Alright, folks. Here's the audio pic.twitter.com/3UhsX3f8Jh
— Haley Byrd Wilt (@byrdinator) June 4, 2018
That’s the sound of a man who’s up for reelection in a red state in a few months and knows that a “bad answer” might bring a presidential Twitter rebuke with unpredictable consequences for turnout. Interesting too that he didn’t try to deflect Byrd’s question by accusing her of a silly hypothetical that would never, ever occur in real life. With Trump, all things are possible. In fact, that’s probably the real reason Cruz choked. It’s not the Twitter rebuke he’s worried about, it’s the fact that this might happen and if he gives an opinion now he’ll be pinned down to that position. Say that the president can’t pardon himself and he’ll find himself accused of heresy by the right. Say that the president can pardon himself and God only knows what Trump might take that as license to do.

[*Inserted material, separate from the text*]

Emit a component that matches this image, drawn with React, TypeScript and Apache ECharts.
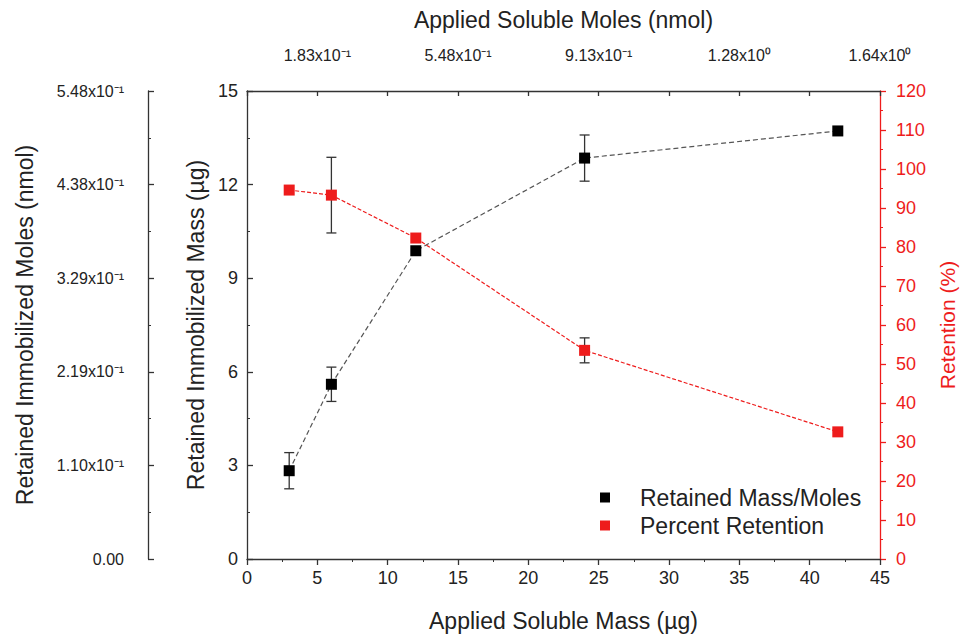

Sorry to have to hand an Obama alumnus a point at Cruz’s expense but there’s no earthly way Lovett is wrong about this:
Here's what Ted Cruz would have said if this were about Obama. There would be exactly zero seconds of silence and then, "President Obama is not a king. And he may want to be, but that's why we have a constitution." https://t.co/O53MI3e8Di
— Jon Lovett (@jonlovett) June 4, 2018
In fact, after a little googling, Lovett found a piece authored by Cruz in 2014 titled, ah, “Obama Is Not a Monarch.” Needless to say, Lovett’s pals on the left often did defend Obama’s power to behave monarchically as president; it’s anyone’s guess what they’d have said about a self-pardon. Partisan positions on presidential power are as circumstantial as views on the filibuster are, after all. But Cruz is a “constitutional conservative,” a former solicitor general of Texas and a legit possibility for SCOTUS. He’s not your garden-variety Republican hack, or at least he’s not supposed to be. It’s unimaginable that he’d do anything but spit at the idea of Obama trying to let himself off the hook for a crime via some royal self-pardon prerogative.
Perhaps he’ll study up on the issue and let us know. In the meantime, it’s also undeniably true that Cruz’s reluctance to answer is all the proof you need that I was right in this post earlier. Anyone who says Republicans would scramble to impeach Trump if he pardoned himself is either in denial or an out-and-out liar.
Incidentally, if the power to self-pardon ever came before SCOTUS, I’d bet heavily that Trump would lose. John Roberts by all accounts cares a lot about the institutional legitimacy of the Court. That’s always been a theory for his infamous ObamaCare vote in 2012, that he worried that a 5-4 vote with the conservatives all on one side and the liberals all on the other would convince people that even the Supreme Court is just a rank partisan institution nowadays where every vote is predictable according to political bias. I think it’s possible that if you had presented the Supremes with a hypothetical about a presidential self-pardon a few years ago that you’d get five conservative votes for the strong-form Article II position, that the president can do anything he wants with pardons. As it is, though, having taken the moral measure of the current officeholder, there’s no way Roberts is going to let his legacy be that he handed Donald Trump a get-out-of-jail-free card. I don’t know if the vote would be 5-4 against a pardon or something more lopsided, but I do know that Roberts would strain hard, as chief justices have done before in cases of unusual gravity, to pull a unanimous Court together. Put it this way: The odds that Trump would lose 9-0 are better than the odds that he’d win by any margin.